Patient was made during an artists residency between 1995 and 1997 at Brockhall Village, Lancashire. Brockhall Village was being developed from a derelict mental asylum into a luxury secure housing estate by the property tycoon Gerald Hitman. Brockhall Village was built in 1904 as an Inebriate Women’s Reforatory, and closed down in 1992 as part of the conservative governments care in the community programme.
During this residency I lived in the nurses quarters of the site and had a studio in the old Laundry Building. I gathered medical notes, x-rays, and other ephemera and detritus that had been left on the old site or was being used as part of the buildings programme. I utilised these objects and documents to create this painting, together with interweaving stories from my personal history and the imagined histories of the women who had been residents of the Inebriates Reformatory.
This painting shows the back of a contorted female torso. The back bone exposed of flesh is pulled together by a decorative corset. The painting is monochromatic referencing the x-rays that have been used as source material to create this painting. The background of the painting has been built using construction fencing as a stencil, its linear quality suggesting the passage of time.

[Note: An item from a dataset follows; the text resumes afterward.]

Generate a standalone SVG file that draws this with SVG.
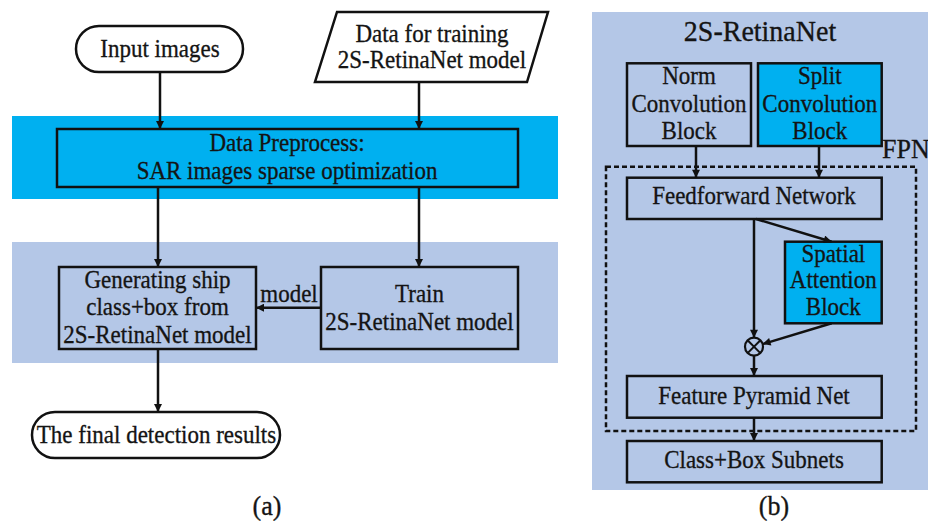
<svg xmlns="http://www.w3.org/2000/svg" width="928" height="524" viewBox="0 0 928 524">
<style>
  text { font-family: "Liberation Serif", "Times New Roman", Tinos, serif; font-size: 23px; fill: #141414; stroke: #141414; stroke-width: 0.3; text-anchor: middle; }
  .box { stroke: #111; stroke-width: 2.5; }
  .white { fill: #fff; }
  .cyan { fill: #00B0F0; }
  .light { fill: #B4C7E7; }
  .conn { stroke: #111; stroke-width: 2.5; fill: none; }
  .band-cyan { fill: #00B0F0; }
  .band-light { fill: #B4C7E7; }
</style>
<defs>
  <marker id="arrow" viewBox="0 0 10 10" refX="10" refY="5" markerWidth="9" markerHeight="8" markerUnits="userSpaceOnUse" orient="auto">
    <path d="M0,0 L10,5 L0,10 z" fill="#111"/>
  </marker>
</defs>

<!-- background bands -->
<rect class="band-cyan" x="12" y="116" width="546" height="83"/>
<rect class="band-light" x="12" y="242" width="546" height="121"/>
<rect class="band-light" x="592" y="12" width="336" height="478"/>

<!-- Panel (a) nodes -->
<g id="input-images">
  <rect class="box white" x="76" y="26" width="167" height="46" rx="23" ry="23"/>
  <text transform="translate(160,56.5) scale(1,1.09)">Input images</text>
</g>
<g id="training-data">
  <polygon class="box white" points="337,12 548,12 527,82 315,82"/>
  <text transform="translate(432,41.5) scale(1,1.09)">Data for training</text>
  <text transform="translate(432,68) scale(1,1.09)">2S-RetinaNet model</text>
</g>
<g id="preprocess">
  <rect class="box cyan" x="57" y="129" width="461" height="58"/>
  <text transform="translate(287,150.5) scale(1,1.09)">Data Preprocess:</text>
  <text transform="translate(287,179) scale(1,1.09)">SAR images sparse optimization</text>
</g>
<g id="generating">
  <rect class="box light" x="59" y="267" width="197" height="82"/>
  <text transform="translate(157.5,288.3) scale(1,1.09)">Generating ship</text>
  <text transform="translate(157.5,315) scale(1,1.09)">class+box from</text>
  <text transform="translate(157.5,342.5) scale(1,1.09)">2S-RetinaNet model</text>
</g>
<g id="train">
  <rect class="box light" x="321" y="267" width="197" height="82"/>
  <text transform="translate(419.5,301.7) scale(1,1.09)">Train</text>
  <text transform="translate(419.5,330) scale(1,1.09)">2S-RetinaNet model</text>
</g>
<g id="final-results">
  <rect class="box white" x="32" y="412" width="248" height="46" rx="23" ry="23"/>
  <text transform="translate(156.5,442.7) scale(1,1.09)">The final detection results</text>
</g>
<text transform="translate(267,515) scale(1,1.09)" style="font-size:26px">(a)</text>

<!-- Panel (b) nodes -->
<text transform="translate(760,40.7) scale(1,1.05)" style="font-size:28px">2S-RetinaNet</text>
<text transform="translate(882,158) scale(1,1.05)" style="font-size:26px;text-anchor:start">FPN</text>
<g id="fpn-region">
  <rect x="606" y="166.7" width="310" height="264.3" fill="none" stroke="#111" stroke-width="2.5" stroke-dasharray="5,3"/>
</g>
<g id="norm-conv">
  <rect class="box light" x="627" y="63.3" width="124" height="82.7"/>
  <text transform="translate(689,84) scale(1,1.09)">Norm</text>
  <text transform="translate(689,111.7) scale(1,1.09)">Convolution</text>
  <text transform="translate(689,139.3) scale(1,1.09)">Block</text>
</g>
<g id="split-conv">
  <rect class="box cyan" x="758" y="63.3" width="123.7" height="82.7"/>
  <text transform="translate(819.8,84) scale(1,1.09)">Split</text>
  <text transform="translate(819.8,111.7) scale(1,1.09)">Convolution</text>
  <text transform="translate(819.8,139.3) scale(1,1.09)">Block</text>
</g>
<g id="feedforward">
  <rect class="box light" x="627" y="177.7" width="254.7" height="41.3"/>
  <text transform="translate(754,204) scale(1,1.09)">Feedforward Network</text>
</g>
<g id="spatial-attention">
  <rect class="box cyan" x="785" y="241.7" width="96.7" height="81.6"/>
  <text transform="translate(833.3,261.7) scale(1,1.09)">Spatial</text>
  <text transform="translate(833.3,288.3) scale(1,1.09)">Attention</text>
  <text transform="translate(833.3,315) scale(1,1.09)">Block</text>
</g>
<g id="multiply">
  <circle cx="754" cy="346.7" r="9" fill="none" stroke="#111" stroke-width="2.2"/>
  <path d="M747.6,340.3 L760.4,353.1 M760.4,340.3 L747.6,353.1" stroke="#111" stroke-width="2"/>
</g>
<g id="feature-pyramid">
  <rect class="box light" x="627" y="376" width="254.7" height="41.7"/>
  <text transform="translate(754,404) scale(1,1.09)">Feature Pyramid Net</text>
</g>
<g id="class-box">
  <rect class="box light" x="627" y="441" width="254.7" height="41.3"/>
  <text transform="translate(754,468.3) scale(1,1.09)">Class+Box Subnets</text>
</g>
<text transform="translate(774,515) scale(1,1.09)" style="font-size:26px">(b)</text>

<!-- connectors -->
<g id="connectors">
  <line class="conn" x1="160" y1="72" x2="160" y2="129" marker-end="url(#arrow)"/>
  <line class="conn" x1="419" y1="82" x2="419" y2="129" marker-end="url(#arrow)"/>
  <line class="conn" x1="158" y1="187" x2="158" y2="267" marker-end="url(#arrow)"/>
  <line class="conn" x1="419" y1="187" x2="419" y2="267" marker-end="url(#arrow)"/>
  <line class="conn" x1="321" y1="307.7" x2="256" y2="307.7" marker-end="url(#arrow)"/>
  <text transform="translate(289,301.7) scale(1,1.09)">model</text>
  <line class="conn" x1="158" y1="349" x2="158" y2="412" marker-end="url(#arrow)"/>

  <line class="conn" x1="696" y1="146" x2="696" y2="177.7" marker-end="url(#arrow)"/>
  <line class="conn" x1="819" y1="146" x2="819" y2="177.7" marker-end="url(#arrow)"/>
  <line class="conn" x1="754" y1="219" x2="754" y2="337.7" marker-end="url(#arrow)"/>
  <line class="conn" x1="756" y1="219" x2="831.7" y2="241.7" marker-end="url(#arrow)"/>
  <line class="conn" x1="831.7" y1="323.3" x2="762.6" y2="344.1" marker-end="url(#arrow)"/>
  <line class="conn" x1="754" y1="355.7" x2="754" y2="376" marker-end="url(#arrow)"/>
  <line class="conn" x1="754" y1="417.7" x2="754" y2="441" marker-end="url(#arrow)"/>
</g>
</svg>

The x-rays used for this painting were of a highly deformed back. The x-rays were found housed in a building where a doctor had resided. The hospital which had originally opened as a reformatory for inebriate women also served as a hospital for people with severe physical as well as mental disabilities. At the time I made this painting, I was working as a life model. I would use mediative techniques during life modelling to cope with the pain and physical endurance that was needed to sustain long poses. Patient refers both to my time when I worked as a life model and also play’s with the notion of the patients as a conglomoration of ghosts.